Data is engulfed all around us and has changed the way we viewed it. Many years back data was merely used to keep track of things as records but now data is a powerful weapon using which companies are collecting/generating data, storing data, analyzing data, and making data-driven decisions. A good look at the data trends can help an organization identify its underlying bad performing assets.
IDS estimated that by 2010, 1.2 trillion GigaBytes of new data would be generated and that it would become 35 trillion GigaBytes by 2020. We are now living in the Big Data era where there is a need for handling this exponentially growing data and making use of it. You can also read the comparison between ETL vs ELT tools
Data Engineer comes into the picture when data needs to be handled. In this post, you will learn about a Data Engineer, the roles and responsibilities that accompany it, the skill sets required to become one, and also about what the future holds for Data Engineers.
What is a Data Engineer?
The term Data Engineer commonly refers to an employee in an organization who collects useful data(structured and unstructured), stores it, maintains it, and creates data models aligned to the company’s goals and objectives. The Data Engineer should have strong programming skills and must have knowledge of the company’s data architectures. Now let’s talk about the roles and responsibilities of a Data Engineer in-depth.
What are the roles and responsibilities of a Data Engineer?

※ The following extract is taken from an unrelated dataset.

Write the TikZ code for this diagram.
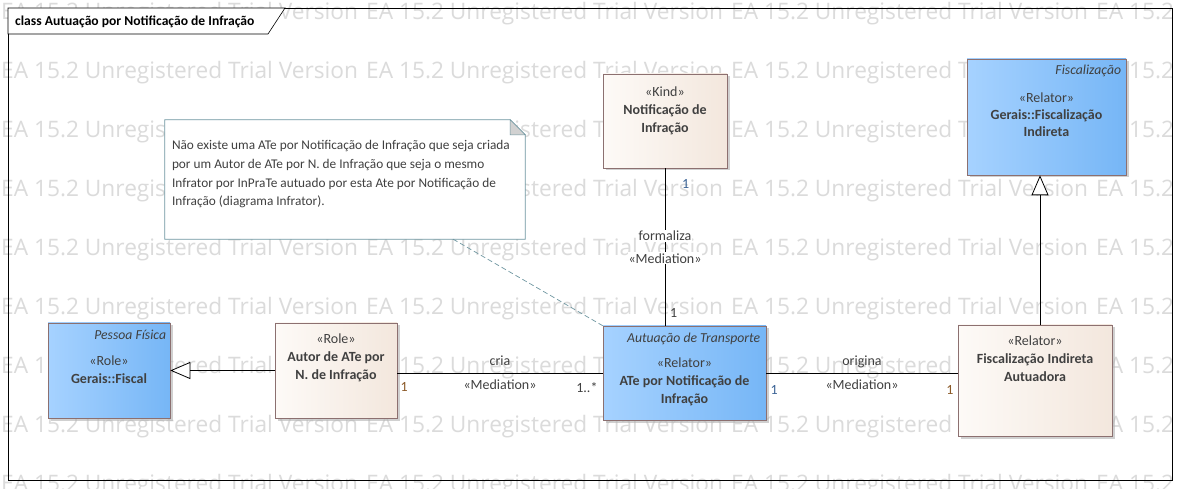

Various organizations define the roles of a Data Engineer depending on their needs. Some Data Engineers work on Databases/ Warehouses while some others work on maintaining, integrating data, and performing analysis. Let us generalize this and talk about the roles and responsibilities:
Proper Warehouse/ Database Functioning:
This starts with defining a proper Warehouse/ Database architecture for the company’s data. A Data Engineer should ensure that the Warehouse has enough storage space both for existing data and data that would get added in the future. Also, Data Integrity must be maintained throughout the whole process. The Data Engineer must make the data available in an analysis-ready format to Data Analysts who use BI tools on top of the in-house Data Warehouse. Also, all the queries running should be robust and fastly processed. There should also be a fault tolerance mechanism incorporated in the Data Warehouse in the case of failures.
Creating and Maintaining Data Pipelines:
Data Pipelines are used for moving data from one place to another. This poses many challenges. The data formats and attributes may be different in the source and destination. A Data Engineer should be very careful to load the data in their right formats and attributes. Since this must be performed on a daily basis, Data Engineers create Data Pipelines that move data from the desired source to the destination.
ETL/ ELT technologies come to the aid of Data Engineers as they automate the task of extracting, transforming, and loading the data. ETL stands for Extract Transform Load and ELT stands for Extract Load and Transform. Transformation of data into an analysis-ready format can be done before (ETL) or after loading data (ELT) into a destination Warehouse. Hevo Data is a modern No-code Data Pipeline that loads your data from multiple sources to a destination Warehouse of your choice.
Read ETL vs ELT: Best Use Cases article to understand more about it.
What are the skillsets required to become a Data Engineer?
A Data Engineer should have a Computer Science degree or should have standard certifications related to the field. It is essential to have Software Development and good back-end programming skills in SQL, Python, Java, etc. To have an edge with a high pay scale one must have strong skills in Scala, Apache Spark, Data Warehouse technologies, Data Modeling technologies, Hadoop, Cassandra, Amazon Web Services, ETL, and Big Data analytics.
What does the future look like for Data Engineers?
While most of the data we are currently working with is structured, the rise of Artificial Intelligence, Image processing, Machine Learning, and many more technologies are paving a path to analyzing unstructured data(images, documents, audio, video, etc). The Data Engineers in the future will have to be equipped with these modern technologies to deal with this complex data and have to keep up with the fast-paced technological developments to avoid going out-of-date.
Conclusion
Data Engineers are essential to any organization because data when properly maintained and analyzed can give you the solutions to your questions. In this article, you have briefly learned about Data Engineers and their roles and responsibilities.